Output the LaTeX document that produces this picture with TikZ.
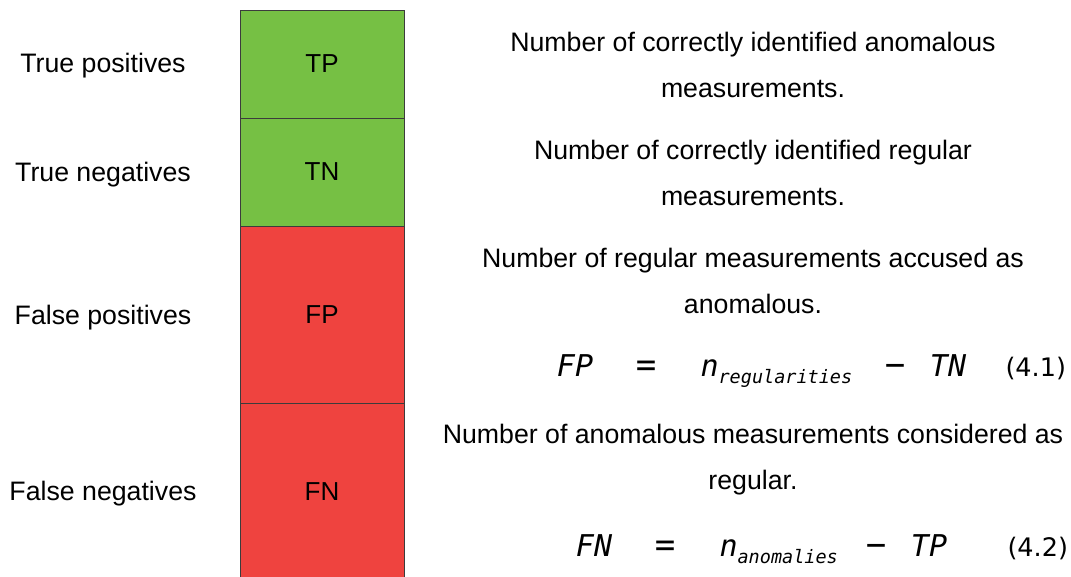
\documentclass[tikz,border=0pt]{standalone}
\usepackage{fontspec}
\setmainfont{Liberation Sans}
\newfontfamily\eqfont{DejaVu Sans Mono}[UprightFont=*-Oblique]
\newfontfamily\opfont{DejaVu Sans Mono}
\newfontfamily\numfont{DejaVu Sans}
\usetikzlibrary{positioning}

\definecolor{okgreen}{RGB}{118,192,68}
\definecolor{badred}{RGB}{239,67,63}
\definecolor{edge}{RGB}{60,60,60}

\tikzset{
	cell/.style={draw=edge, line width=0.8pt, minimum width=164pt, inner sep=0pt, font=\fontsize{26}{30}\selectfont},
	tag/.style={font=\fontsize{26.7}{30}\selectfont},
	desc/.style={align=center, font=\fontsize{26.7}{46}\selectfont},
	eq/.style={anchor=base, font=\fontsize{30}{34}\eqfont},
	op/.style={anchor=base, font=\fontsize{34}{38}\opfont},
	eqnum/.style={anchor=base west, font=\fontsize{25.5}{30}\numfont}
}

\begin{document}
\begin{tikzpicture}[x=1pt,y=-1pt]
	\useasboundingbox (0,0) rectangle (1071,576);

	% Tabla de casillas
	\node[cell, fill=okgreen, minimum height=108pt] (tp) at (322,64) {TP};
	\node[cell, fill=okgreen, minimum height=108pt] (tn) at (322,172) {TN};
	\node[cell, fill=badred, minimum height=177pt] (fp) at (322,314.5) {FP};
	\node[cell, fill=badred, minimum height=178pt] (fn) at (322,492) {FN};

	% Nombres a la izquierda
	\node[tag] (tplabel) at (103,66) {True positives};
	\node[tag] (tnlabel) at (103,175) {True negatives};
	\node[tag] (fplabel) at (103,318) {False positives};
	\node[tag] (fnlabel) at (103,494) {False negatives};

	% Descripciones
	\node[desc] (tpdesc) at (753,65) {Number of correctly identified anomalous\\measurements.};
	\node[desc] (tndesc) at (753,173) {Number of correctly identified regular\\measurements.};
	\node[desc] (fpdesc) at (753,281) {Number of regular measurements accused as\\anomalous.};
	\node[desc] (fndesc) at (753,460) {Number of anomalous measurements considered as\\regular.};

	% Ecuacion 4.1
	\node[eq] (fpa) at (575,376) {FP};
	\node[op] (fpb) at (646,376) {=};
	\node[eq, anchor=base west] (fpc) at (697,376) {n\raisebox{-7pt}{\fontsize{18.5}{20}\selectfont regularities}};
	\node[op] (fpd) at (895,376) {−};
	\node[eq] (fpe) at (948,376) {TN};
	\node[eqnum] (fpnum) at (1002,376) {(4.1)};

	% Ecuacion 4.2
	\node[eq] (fna) at (594,556) {FN};
	\node[op] (fnb) at (665,556) {=};
	\node[eq, anchor=base west] (fnc) at (716,556) {n\raisebox{-7pt}{\fontsize{18.5}{20}\selectfont anomalies}};
	\node[op] (fnd) at (876,556) {−};
	\node[eq] (fne) at (929,556) {TP};
	\node[eqnum] (fnnum) at (1004,556) {(4.2)};
\end{tikzpicture}
\end{document}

Task objective: Your task is to reproduce exactly the lines from the start of the data above through the line containing "fill=badred, minimum height=178pt]", leaving every picture out.

Solution to this task:
Output the LaTeX document that produces this picture with TikZ.
\documentclass[tikz,border=0pt]{standalone}
\usepackage{fontspec}
\setmainfont{Liberation Sans}
\newfontfamily\eqfont{DejaVu Sans Mono}[UprightFont=*-Oblique]
\newfontfamily\opfont{DejaVu Sans Mono}
\newfontfamily\numfont{DejaVu Sans}
\usetikzlibrary{positioning}

\definecolor{okgreen}{RGB}{118,192,68}
\definecolor{badred}{RGB}{239,67,63}
\definecolor{edge}{RGB}{60,60,60}

\tikzset{
	cell/.style={draw=edge, line width=0.8pt, minimum width=164pt, inner sep=0pt, font=\fontsize{26}{30}\selectfont},
	tag/.style={font=\fontsize{26.7}{30}\selectfont},
	desc/.style={align=center, font=\fontsize{26.7}{46}\selectfont},
	eq/.style={anchor=base, font=\fontsize{30}{34}\eqfont},
	op/.style={anchor=base, font=\fontsize{34}{38}\opfont},
	eqnum/.style={anchor=base west, font=\fontsize{25.5}{30}\numfont}
}

\begin{document}
\begin{tikzpicture}[x=1pt,y=-1pt]
	\useasboundingbox (0,0) rectangle (1071,576);

	% Tabla de casillas
	\node[cell, fill=okgreen, minimum height=108pt] (tp) at (322,64) {TP};
	\node[cell, fill=okgreen, minimum height=108pt] (tn) at (322,172) {TN};
	\node[cell, fill=badred, minimum height=177pt] (fp) at (322,314.5) {FP};
	\node[cell, fill=badred, minimum height=178pt] (fn) at (322,492) {FN};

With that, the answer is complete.